The other note of caution worth sounding is the condemnation of the likes of Saville as sub-human and in every way ‘different from us’. It might be easier to distance ourselves than to admit that we might be more capable of evil acts than we like to admit. One only has to think about what seemingly decent German citizens went along with in Nazi Germany. Dehumanisation is what psychopaths manage, and many paedophiles. We all have an ability to dehumanise and make some people beneath contempt, normally those not in our in-group, whether of another class, ethnicity or culture. The poor, unemployed, drug addicts or those begging on the streets often evoke responses of disgust, as recent research has shown, with a brain area called the insula very central to such processes [7].

Whether we are all capable of having paedophilic urges is a more controversial issue. Freud would have argued that we do and that these are repressed and managed in most people. The neuroscientist David Eagleman [8] reported many extraordinary cases such as Alex, a normal man who suddenly was overtaken by paedophilic desires that he could not inhibit. In his case a tumour was discovered in his frontal lobe, and on removal his paedophilic urges disappeared. Eagleman suggests that maybe he, and any of us, might have such desires lurking in us, desires which are usually inhibited by our brain areas central to executive functioning. This is harder and more controversial territory, even the more so in that of course most active paedophiles have had horrendous lives and childhoods and have all too often been subject to abuse themselves. Their acts and fantasies tend to be very different from those of most of us.

Of course we all have the potential for two kinds of aggression, the ‘hot’ reactive anger, such as we see when threatened, and a more ‘cold’ ruthless kind that all predators activate when hunting their victims.
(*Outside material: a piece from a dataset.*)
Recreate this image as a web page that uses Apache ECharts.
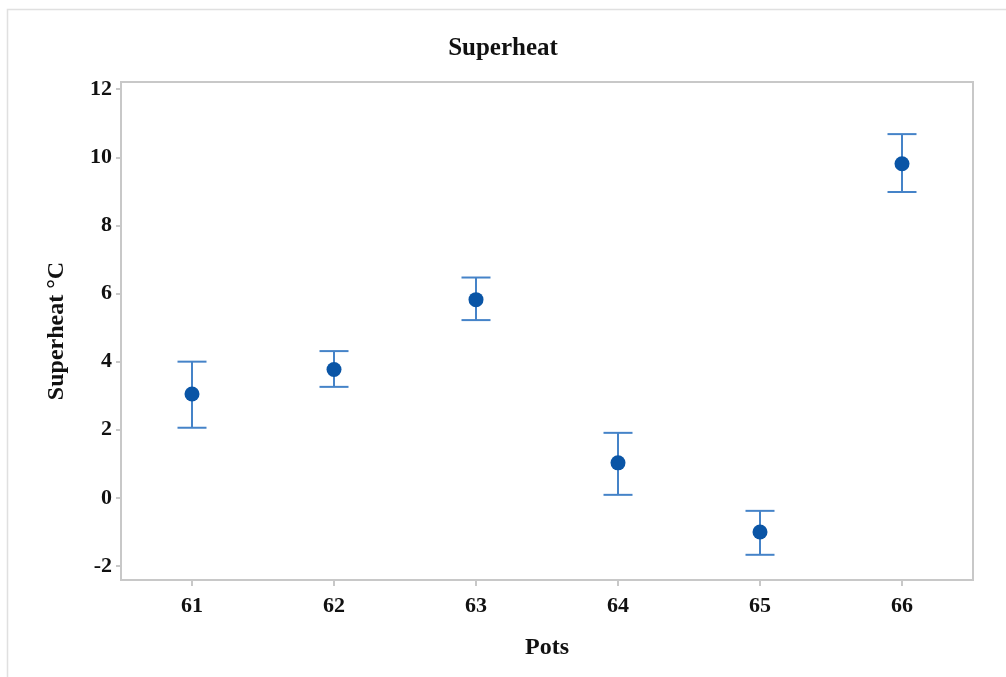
<!DOCTYPE html>
<html>
<head>
<meta charset="utf-8">
<script src="https://cdn.jsdelivr.net/npm/echarts@6/dist/echarts.min.js"></script>
<style>html,body{margin:0;padding:0;background:#fff;}#c{width:1006px;height:677px;}</style>
</head>
<body>
<div id="c"></div>
<script>
const categories = ['61', '62', '63', '64', '65', '66'];
const means = [3.05, 3.77, 5.82, 1.03, -1.0, 9.81];
const upper = [4.0, 4.31, 6.47, 1.91, -0.38, 10.68];
const lower = [2.06, 3.26, 5.22, 0.09, -1.67, 8.98];
const yTicks = [-2, 0, 2, 4, 6, 8, 10, 12];

const font = '"Liberation Serif", "Times New Roman", serif';
const chart = echarts.init(document.getElementById('c'));
const errData = categories.map((c, i) => [i, lower[i], upper[i]]);

chart.setOption({
  animation: false,
  backgroundColor: '#fff',
  graphic: [{
    type: 'rect', left: 5, top: 7, shape: { width: 1100, height: 800 },
    style: { fill: 'none', stroke: '#e0e0e0', lineWidth: 1.5 }, silent: true, z: -10
  }],
  title: {
    text: 'Superheat', left: 'center', top: 31,
    textStyle: { fontFamily: font, fontSize: 25, fontWeight: 'bold', color: '#111' }
  },
  grid: { left: 121, right: 33, top: 82, bottom: 97, show: true, borderColor: '#c8c8c8', borderWidth: 2 },
  xAxis: {
    type: 'category', data: categories, boundaryGap: true,
    name: 'Pots', nameLocation: 'middle', nameGap: 56,
    nameTextStyle: { fontFamily: font, fontSize: 24, fontWeight: 'bold', color: '#111' },
    axisLine: { show: true, onZero: false, lineStyle: { color: '#c8c8c8', width: 2 } },
    axisTick: { show: true, alignWithLabel: true, length: 6, lineStyle: { color: '#c8c8c8', width: 2 } },
    axisLabel: { fontFamily: font, fontSize: 22, fontWeight: 'bold', color: '#111', margin: 15 },
    splitLine: { show: false }
  },
  yAxis: {
    type: 'value', min: -2.41, max: 12.21,
    name: 'Superheat °C', nameLocation: 'middle', nameGap: 52, nameRotate: 90,
    nameTextStyle: { fontFamily: font, fontSize: 24, fontWeight: 'bold', color: '#111' },
    axisLine: { show: true, lineStyle: { color: '#c8c8c8', width: 2 } },
    axisTick: { show: true, length: 5, customValues: yTicks, lineStyle: { color: '#c8c8c8', width: 2 } },
    axisLabel: { fontFamily: font, fontSize: 22, fontWeight: 'bold', color: '#111', margin: 9, customValues: yTicks },
    splitLine: { show: false }
  },
  series: [
    {
      type: 'custom',
      data: errData,
      z: 2,
      renderItem: function (params, api) {
        const x = api.value(0);
        const lo = api.coord([x, api.value(1)]);
        const hi = api.coord([x, api.value(2)]);
        const hw = 14.5;
        const st = { stroke: '#4583c8', lineWidth: 2, fill: 'none' };
        return {
          type: 'group',
          children: [
            { type: 'line', shape: { x1: lo[0], y1: lo[1], x2: hi[0], y2: hi[1] }, style: st },
            { type: 'line', shape: { x1: hi[0] - hw, y1: hi[1], x2: hi[0] + hw, y2: hi[1] }, style: st },
            { type: 'line', shape: { x1: lo[0] - hw, y1: lo[1], x2: lo[0] + hw, y2: lo[1] }, style: st }
          ]
        };
      }
    },
    {
      type: 'scatter',
      data: means,
      symbol: 'circle',
      symbolSize: 15,
      z: 3,
      itemStyle: { color: '#0a55a6', opacity: 1 }
    }
  ]
});
</script>
</body>
</html>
These are needed traits and thankfully for most of us the cold aggressive tendencies are balanced by a more empathic and moral side. Not so in many psychopaths it seems.

My main point though is that while we do need to condemn what has happened, we also need to be able to be self-reflective and honest. We are all capable of being misled by charismatic people, and few of us are capable of believing that those near to us are capable of such inhuman acts. Maybe more importantly, it is very hard to acknowledge that we might also be capable of acts that are distasteful and that we all too quickly condemn in others.

 

[1]        Y. Gao and A. Raine, ‘Successful and unsuccessful psychopaths: A neurobiological model’, Behavioral sciences & the law, vol. 28, no. 2, pp. 194–210, 2010.

[2]        C. Keysers, The Empathic Brain. Social Brain Press, 2011.

[3]        M. Stout, The Sociopath Next Door. Broadway Books (A Division of Bantam Doubleday Dell Publishing Group Inc), 2007.

[4]        R. D. Hare, Without Conscience: The Disturbing World of the Psychopaths Among Us, 1st ed. Guilford Press, 1999.

[5]        K. Dutton, The Wisdom of Psychopaths. London: Heineman, 2012.

[6]        A. A. Marsh and E. M. Cardinale, ‘Psychopathy and fear: Specific impairments in judging behaviors that frighten others.’, 2012.

[7]        L. T. Harris and S. T. Fiske, ‘Dehumanized perception: A psychological means to facilitate atrocities, torture, and genocide?’, Zeitschrift für Psychologie/Journal of Psychology, vol. 219, no. 3, p. 175, 2011.

[8]        D. Eagleman, Incognito: The Secret Lives of The Brain. Canongate Books Ltd, 2011.